Data & Analytics

Online Transaction Processing

A core database system that quickly records and processes real-time transactions occurring in daily business operations

transaction management real-time processing database business systems transaction recording
Created: March 1, 2025 Updated: April 2, 2026

What is OLTP?

OLTP (Online Transaction Processing) is a database system designed to quickly record and process real-time transactions that occur in daily business operations, such as bank ATM withdrawals, e-commerce payments, and POS register operations. OLTP’s top priority is recording each transaction that occurs at that moment reliably, accurately, and quickly.

In a nutshell: “Right now, you’re buying something. That transaction is recorded reliably”—the heartbeat of business.

Key points:

  • What it does: A system that records and processes real-time transactions reliably
  • Why it’s needed: Business operations require transaction records to be both accurate and fast
  • Who uses it: All business systems in every enterprise; indirectly, all customers

Why it matters

Modern society cannot function without OLTP. Bank transfers, shopping, salary payments, flight bookings—these activities can’t happen without reliable transaction recording.

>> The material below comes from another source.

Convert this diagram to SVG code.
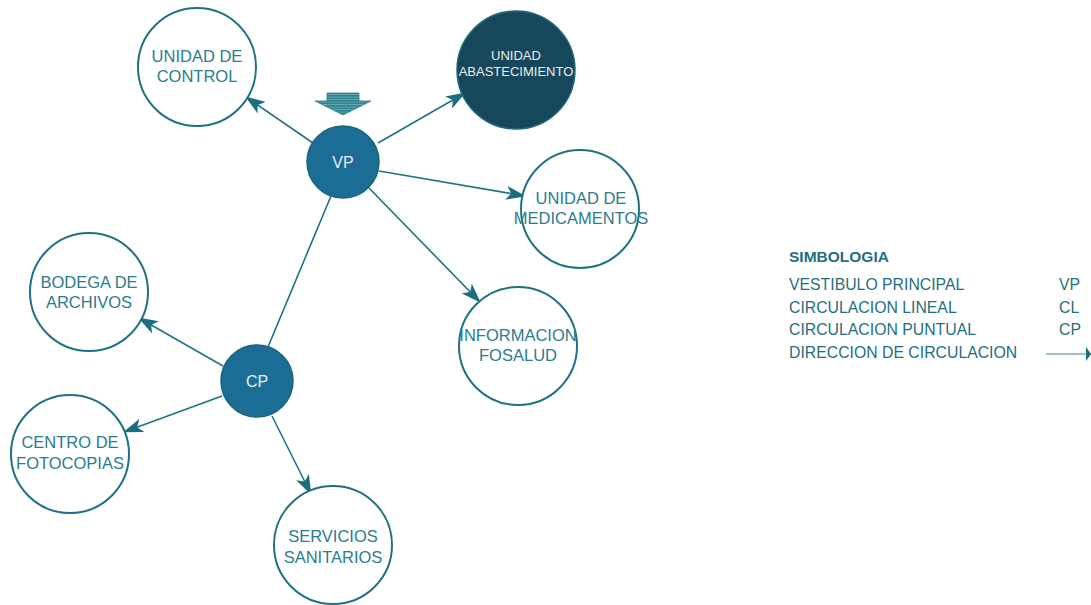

OLTP’s importance lies in simultaneously achieving speed and reliability. Withdrawing 10,000 yen from an ATM must complete in seconds. But simultaneously, that withdrawal must be recorded accurately. If 10,000 yen is withdrawn without being recorded, the bank’s cash management fails. Conversely, if it’s recorded without being withdrawn, the customer loses money that doesn’t exist.

OLTP’s role is maintaining this balance while handling millions of simultaneous accesses. This is technically demanding; poor OLTP design destroys company credibility instantly.

How it works

Understanding OLTP is easier if you imagine old-fashioned ledger books. Banks kept notebooks for each account, handwriting deposits and withdrawals. Mistakes were unacceptable, so detailed rules governed each entry (debits in red, credits in black).

OLTP works the same way. When the database receives a command like “withdraw this amount from this customer’s account,” it follows this process:

First, check whether the withdrawal is possible. Is the balance sufficient? Is identity confirmed? Are there system problems? Next, execute the withdrawal. Reduce account balance and record the debit elsewhere. Finally, confirm the record. These three steps comprise a “transaction” and execute as “all-or-nothing”—either everything succeeds or everything fails.

This is crucial. If the system crashed mid-withdrawal, a normal system might end partially processed and corrupted. OLTP prevents this: either all steps in the transaction complete or none do—nothing falls in between. This is called “ACID properties” (Atomicity, Consistency, Isolation, Durability).

OLTP database design also balances speed and accuracy. Data is typically “normalized” (duplicates removed), minimizing update inconsistencies. Locks control simultaneous transactions.

Real-world use cases

Banking core systems

Bank core systems are OLTP’s classic example. Thousands of branches and millions of customer accounts access simultaneously. Each transaction (transfers, withdrawals, deposits) must complete in seconds. If processing took minutes, ATM customers couldn’t wait. OLTP systems handle this load through distributed processing across multiple servers, managing tens of thousands of simultaneous accesses.

Large e-commerce sales events

When an online store holds a “mega sale,” tens of thousands of orders flood in within minutes. Each order instantly completes: (1) inventory check, (2) charge processing, (3) shipping record creation. All must process accurately and simultaneously. Without OLTP, handling such demand spikes is impossible.

Airline reservation systems

Airline reservation systems experience simultaneous global access. “Tokyo-Osaka flight, tomorrow 10 AM, one seat available” is visible to hundreds simultaneously. Only one person actually purchases. The moment that one person completes purchase, the other 299 must see “sold out.” OLTP handles this competitive situation precisely.

Benefits and considerations

OLTP’s greatest benefit is providing reliable transaction support for core business operations. Real-time transaction recording also enables immediate customer service. Questions like “Where’s my delivery?” can be answered in real-time thanks to OLTP.

However, challenges exist. OLTP is optimized for “individual transactions,” so complex queries like “What were this month’s nationwide sales statistics?” don’t suit it. Running complex analytical queries on OLTP slows the system, degrading service for other users. For analytics, a separate system (OLAP) becomes necessary.

Additionally, OLTP demands 24/7/365 operation, creating large management costs. Server redundancy, regular backups, security measures—all require significant investment and personnel.

Frequently asked questions

Q: Why separate OLTP and OLAP?

A: Design philosophies are completely different. OLTP specializes in “reliably processing one transaction now,” with data “normalized” (duplicates removed). OLAP specializes in “analyzing all historical data complexly,” with data “denormalized” (deliberately including duplicates). Running both in one system makes both slow, harming business.

Q: Is cloud database (like RDS) OLTP or OLAP?

A: It can be either, but it’s typically used for OLTP. Choose based on purpose—Amazon, for example, uses RDS (transactions) and Redshift (analytics) separately.